The leaderboard sidebar means no tool-switching. A processor orients their entire day from a single workspace.
Pending/Completed tabs with persistent status tracking ensure nothing disappears into a spreadsheet row.
Spreadsheet, email, contact list, shared drive, and note-taking — all consolidated into a single purpose-built workspace.
Before landing on the leaderboard sidebar, I prototyped a Kanban board — Trello-style columns: Outstanding → Documents Received → Verified. It looked clean in a single-client mock.

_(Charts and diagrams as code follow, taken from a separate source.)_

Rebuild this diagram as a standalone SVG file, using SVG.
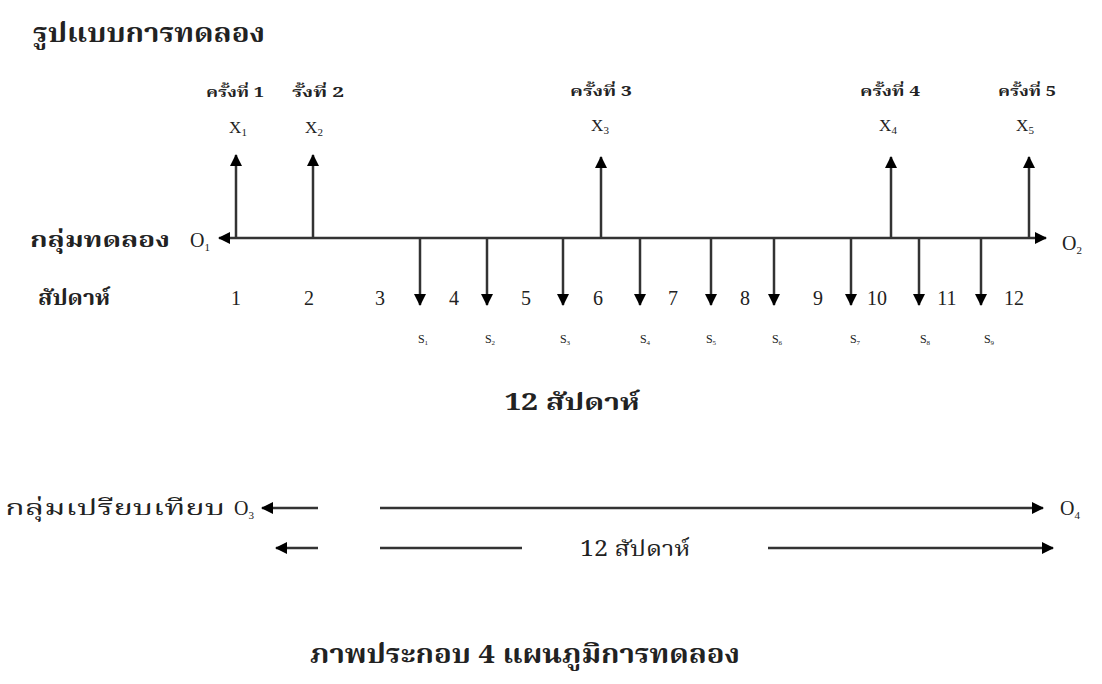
<svg xmlns="http://www.w3.org/2000/svg" width="1102" height="684" viewBox="0 0 1102 684">
<style>
  .th { font-family: "Noto Serif Thai", "Noto Sans Thai", "Liberation Serif", "DejaVu Serif", serif; fill: #222; }
  .num { font-family: "Liberation Serif", serif; fill: #222; }
  .b { font-weight: bold; }
  .ln { stroke: #333; stroke-width: 2.5; fill: none; }
  .sm { font-size: 11px; }
</style>
<defs>
  <marker id="ah" viewBox="0 0 12 12" refX="11" refY="6" markerWidth="12" markerHeight="12" markerUnits="userSpaceOnUse" orient="auto">
    <path d="M0,0 L12,6 L0,12 z" fill="#000"/>
  </marker>
</defs>
<rect width="1102" height="684" fill="#fff"/>

<g id="title"><text class="th b" x="33" y="42" font-size="27" textLength="232" lengthAdjust="spacingAndGlyphs">รูปแบบการทดลอง</text></g>

<g id="connectors">
  <!-- main timeline -->
  <line class="ln" x1="236" y1="238" x2="1046" y2="238" marker-end="url(#ah)"/>
  <line class="ln" x1="236" y1="238" x2="219" y2="238" marker-end="url(#ah)"/>
  <!-- up arrows -->
  <line class="ln" x1="236" y1="238" x2="236" y2="155" marker-end="url(#ah)"/>
  <line class="ln" x1="313" y1="238" x2="313" y2="155" marker-end="url(#ah)"/>
  <line class="ln" x1="601" y1="238" x2="601" y2="157" marker-end="url(#ah)"/>
  <line class="ln" x1="891" y1="238" x2="891" y2="157" marker-end="url(#ah)"/>
  <line class="ln" x1="1029" y1="238" x2="1029" y2="157" marker-end="url(#ah)"/>
  <!-- down arrows -->
  <line class="ln" x1="420" y1="238" x2="420" y2="305" marker-end="url(#ah)"/>
  <line class="ln" x1="487" y1="238" x2="487" y2="305" marker-end="url(#ah)"/>
  <line class="ln" x1="563" y1="238" x2="563" y2="305" marker-end="url(#ah)"/>
  <line class="ln" x1="640" y1="238" x2="640" y2="305" marker-end="url(#ah)"/>
  <line class="ln" x1="711" y1="238" x2="711" y2="305" marker-end="url(#ah)"/>
  <line class="ln" x1="774" y1="238" x2="774" y2="305" marker-end="url(#ah)"/>
  <line class="ln" x1="851" y1="238" x2="851" y2="305" marker-end="url(#ah)"/>
  <line class="ln" x1="919" y1="238" x2="919" y2="305" marker-end="url(#ah)"/>
  <line class="ln" x1="981" y1="238" x2="981" y2="305" marker-end="url(#ah)"/>
  <!-- comparison group -->
  <line class="ln" x1="318" y1="508" x2="262" y2="508" marker-end="url(#ah)"/>
  <line class="ln" x1="380" y1="508" x2="1043" y2="508" marker-end="url(#ah)"/>
  <line class="ln" x1="318" y1="548" x2="276" y2="548" marker-end="url(#ah)"/>
  <line class="ln" x1="380" y1="548" x2="522" y2="548"/>
  <line class="ln" x1="768" y1="548" x2="1053" y2="548" marker-end="url(#ah)"/>
</g>

<g id="sessions" class="th b" font-size="14" text-anchor="middle">
  <text x="235" y="97" textLength="58" lengthAdjust="spacingAndGlyphs">ครั้งที่ 1</text>
  <text x="318" y="97" textLength="52" lengthAdjust="spacingAndGlyphs">รั้งที่ 2</text>
  <text x="601" y="96" textLength="62" lengthAdjust="spacingAndGlyphs">ครั้งที่ 3</text>
  <text x="890" y="96" textLength="60" lengthAdjust="spacingAndGlyphs">ครั้งที่ 4</text>
  <text x="1027" y="96" textLength="58" lengthAdjust="spacingAndGlyphs">ครั้งที่ 5</text>
</g>

<g id="treatments" class="num" font-size="17" text-anchor="middle">
  <text x="238" y="133">X<tspan class="sm" dy="3">1</tspan></text>
  <text x="314" y="133">X<tspan class="sm" dy="3">2</tspan></text>
  <text x="600" y="131">X<tspan class="sm" dy="3">3</tspan></text>
  <text x="888" y="131">X<tspan class="sm" dy="3">4</tspan></text>
  <text x="1025" y="131">X<tspan class="sm" dy="3">5</tspan></text>
</g>

<g id="experimental-group">
  <text class="th b" x="30" y="247" font-size="22" textLength="140" lengthAdjust="spacingAndGlyphs">กลุ่มทดลอง</text>
  <text class="num" x="190" y="247" font-size="20">O<tspan class="sm" dy="4">1</tspan></text>
  <text class="num" x="1062" y="250" font-size="20">O<tspan class="sm" dy="4">2</tspan></text>
</g>

<g id="weeks">
  <text class="th b" x="38" y="305" font-size="22" textLength="72" lengthAdjust="spacingAndGlyphs">สัปดาห์</text>
  <g class="num" font-size="20" text-anchor="middle">
    <text x="236" y="305">1</text>
    <text x="309" y="305">2</text>
    <text x="380" y="305">3</text>
    <text x="454" y="305">4</text>
    <text x="526" y="305">5</text>
    <text x="598" y="305">6</text>
    <text x="673" y="305">7</text>
    <text x="745" y="305">8</text>
    <text x="818" y="305">9</text>
    <text x="877" y="305">10</text>
    <text x="947" y="305">11</text>
    <text x="1014" y="305">12</text>
  </g>
</g>

<g id="observations" class="num" font-size="12" text-anchor="middle" fill="#555">
  <text x="423" y="343">S<tspan font-size="7" dy="2">1</tspan></text>
  <text x="490" y="343">S<tspan font-size="7" dy="2">2</tspan></text>
  <text x="565" y="343">S<tspan font-size="7" dy="2">3</tspan></text>
  <text x="645" y="343">S<tspan font-size="7" dy="2">4</tspan></text>
  <text x="711" y="343">S<tspan font-size="7" dy="2">5</tspan></text>
  <text x="777" y="343">S<tspan font-size="7" dy="2">6</tspan></text>
  <text x="855" y="343">S<tspan font-size="7" dy="2">7</tspan></text>
  <text x="925" y="343">S<tspan font-size="7" dy="2">8</tspan></text>
  <text x="989" y="343">S<tspan font-size="7" dy="2">9</tspan></text>
</g>

<g id="duration"><text class="th b" x="572" y="410" font-size="23" text-anchor="middle" textLength="135" lengthAdjust="spacingAndGlyphs">12 สัปดาห์</text></g>

<g id="comparison-group">
  <text class="th" x="5" y="515" font-size="22" textLength="220" lengthAdjust="spacingAndGlyphs">กลุ่มเปรียบเทียบ</text>
  <text class="num" x="234" y="515" font-size="20">O<tspan class="sm" dy="4">3</tspan></text>
  <text class="num" x="1060" y="515" font-size="20">O<tspan class="sm" dy="4">4</tspan></text>
  <text class="th" x="635" y="556" font-size="22" text-anchor="middle" textLength="110" lengthAdjust="spacingAndGlyphs">12  สัปดาห์</text>
</g>

<g id="caption"><text class="th b" x="525" y="663" font-size="26" text-anchor="middle" textLength="430" lengthAdjust="spacingAndGlyphs">ภาพประกอบ 4 แผนภูมิการทดลอง</text></g>
</svg>
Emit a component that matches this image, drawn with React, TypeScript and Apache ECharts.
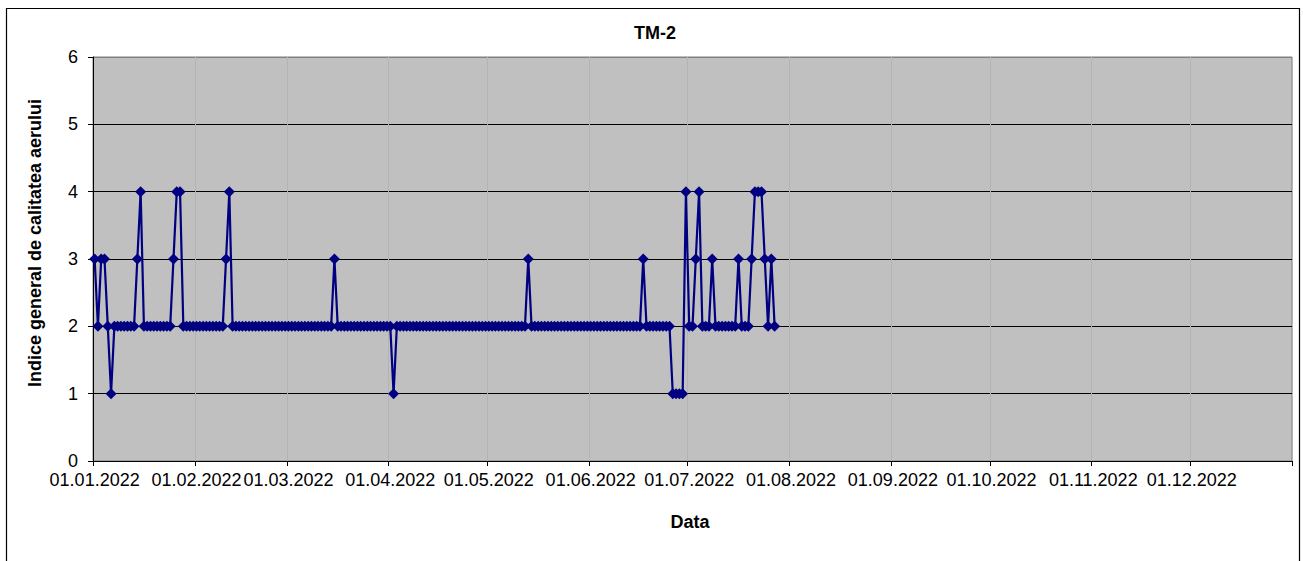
import { useEffect, useRef } from "react";
import * as echarts from "echarts";

const YEAR = 2022;
const TITLE = "TM-2";
const X_NAME = "Data";
const Y_NAME = "Indice general de calitatea aerului";

// Daily values (01.01.2022 – 27.07.2022)
const janValues = [
  3, 2, 3, 3, 2, 1, 2, 2, 2, 2,
  2, 2, 2, 3, 4, 2, 2, 2, 2, 2,
  2, 2, 2, 2, 3, 4, 4, 2, 2, 2,
  2,
];
const febValues = [
  2, 2, 2, 2, 2, 2, 2, 2, 2, 3,
  4, 2, 2, 2, 2, 2, 2, 2, 2, 2,
  2, 2, 2, 2, 2, 2, 2, 2,
];
const marValues = [
  2, 2, 2, 2, 2, 2, 2, 2, 2, 2,
  2, 2, 2, 2, 3, 2, 2, 2, 2, 2,
  2, 2, 2, 2, 2, 2, 2, 2, 2, 2,
  2,
];
const aprValues = [
  2, 1, 2, 2, 2, 2, 2, 2, 2, 2,
  2, 2, 2, 2, 2, 2, 2, 2, 2, 2,
  2, 2, 2, 2, 2, 2, 2, 2, 2, 2,
];
const mayValues = [
  2, 2, 2, 2, 2, 2, 2, 2, 2, 2,
  2, 2, 3, 2, 2, 2, 2, 2, 2, 2,
  2, 2, 2, 2, 2, 2, 2, 2, 2, 2,
  2,
];
const junValues = [
  2, 2, 2, 2, 2, 2, 2, 2, 2, 2,
  2, 2, 2, 2, 2, 2, 3, 2, 2, 2,
  2, 2, 2, 2, 2, 1, 1, 1, 1, 4,
];
const julValues = [
  2, 2, 3, 4, 2, 2, 2, 3, 2, 2,
  2, 2, 2, 2, 2, 3, 2, 2, 2, 3,
  4, 4, 4, 3, 2, 3, 2,
];

const seriesValues = [
  ...janValues,
  ...febValues,
  ...marValues,
  ...aprValues,
  ...mayValues,
  ...junValues,
  ...julValues,
];

const Y_MIN = 0;
const Y_MAX = 6;
const Y_INTERVAL = 1;

function buildDays(year: number): string[] {
  const out: string[] = [];
  const d = new Date(Date.UTC(year, 0, 1));
  while (d.getUTCFullYear() === year) {
    const dd = String(d.getUTCDate()).padStart(2, "0");
    const mm = String(d.getUTCMonth() + 1).padStart(2, "0");
    out.push(`${dd}.${mm}.${d.getUTCFullYear()}`);
    d.setUTCDate(d.getUTCDate() + 1);
  }
  return out;
}

const FONT = "'Liberation Sans', Arial, Helvetica, sans-serif";

export default function App() {
  const ref = useRef<HTMLDivElement>(null);

  useEffect(() => {
    if (!ref.current) return;
    const chart = echarts.init(ref.current, undefined, { renderer: "svg" });
    const days = buildDays(YEAR);
    const isMonthStart = (_i: number, v: string) => v.startsWith("01.");

    chart.setOption({
      animation: false,
      backgroundColor: "#ffffff",
      textStyle: { fontFamily: FONT },
      grid: {
        left: 93,
        right: 11,
        top: 57,
        bottom: 100,
        show: true,
        backgroundColor: "#c0c0c0",
        borderColor: "#808080",
        borderWidth: 1,
      },
      xAxis: {
        type: "category",
        data: days,
        boundaryGap: true,
        axisLine: { show: true, lineStyle: { color: "#000", width: 1 } },
        axisTick: {
          show: true,
          interval: isMonthStart,
          length: 5,
          lineStyle: { color: "#000", width: 1 },
        },
        axisLabel: {
          interval: isMonthStart,
          color: "#000",
          fontSize: 18,
          fontFamily: FONT,
          margin: 10,
        },
        splitLine: {
          show: true,
          interval: isMonthStart,
          lineStyle: { color: "#b4b4b4", width: 1 },
        },
      },
      yAxis: {
        type: "value",
        min: Y_MIN,
        max: Y_MAX,
        interval: Y_INTERVAL,
        axisLine: { show: true, lineStyle: { color: "#000", width: 1 } },
        axisTick: { show: true, length: 5, lineStyle: { color: "#000", width: 1 } },
        axisLabel: {
          color: "#000",
          fontSize: 18,
          fontFamily: FONT,
          margin: 15,
        },
        splitLine: {
          show: true,
          lineStyle: {
            color: ["#000", "#000", "#000", "#000", "#000", "#000", "#808080"],
            width: 1,
          },
        },
      },
      series: [
        {
          type: "line",
          data: seriesValues,
          symbol: "diamond",
          symbolSize: 11,
          showAllSymbol: true,
          lineStyle: { color: "#000080", width: 2.2 },
          itemStyle: { color: "#000080" },
        },
      ],
      graphic: [
        {
          type: "rect",
          shape: { x: 6.5, y: 8.5, width: 1293, height: 600 },
          style: { fill: "none", stroke: "#000", lineWidth: 1.2 },
          silent: true,
        },
        {
          type: "text",
          x: 655,
          y: 33,
          style: {
            text: TITLE,
            fontFamily: FONT,
            fontSize: 18,
            fontWeight: "bold",
            fill: "#000",
            align: "center",
            verticalAlign: "middle",
          },
        },
        {
          type: "text",
          x: 690,
          y: 522,
          style: {
            text: X_NAME,
            fontFamily: FONT,
            fontSize: 18,
            fontWeight: "bold",
            fill: "#000",
            align: "center",
            verticalAlign: "middle",
          },
        },
        {
          type: "text",
          x: 35,
          y: 243,
          rotation: Math.PI / 2,
          style: {
            text: Y_NAME,
            fontFamily: FONT,
            fontSize: 18,
            fontWeight: "bold",
            fill: "#000",
            align: "center",
            verticalAlign: "middle",
          },
        },
      ],
    });

    return () => chart.dispose();
  }, []);

  return (
    <div
      ref={ref}
      style={{ position: "absolute", left: 0, top: 0, width: 1303, height: 561 }}
    />
  );
}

In a walkthrough with a processor managing 25 active clients, it fell apart immediately. Cards from different borrowers on the same file sat in different columns with no grouping. Conditions for Client A and Client B were visually equal — there was nothing in the Kanban structure that communicated which client was critical. Switching between files meant losing the column context entirely.
Why we cut it: Kanban works when tasks are atomic and independent. Loan conditions aren't — they're grouped by client, tied to deadlines, and only meaningful in the context of the full file. The list-with-grouped-conditions model won because it preserved that context at every level.
The sidebar leaderboard starts to feel crowded past 25–30 clients. There's no search filter by status (Critical, Pending, Completed) — at scale, a processor hunting for a specific client has to scroll. I'd address that in the next iteration with an inline filter bar at the top of the client list.
The navigation includes a Templates section and a Reports tab — both were scoped out of v1. Templates for reusable condition sets (e.g. "Standard Home Loan") would save significant setup time. Reports would unlock accountability data for team leads monitoring officer performance across the pipeline.
Productivity tools live or die on how fast the primary task can be completed. Every second of friction on the daily loop — checking status, sending reminders, updating conditions — is multiplied across 25 clients and repeated every day. Designing for speed isn't about minimalism; it's about removing decisions from repetitive paths.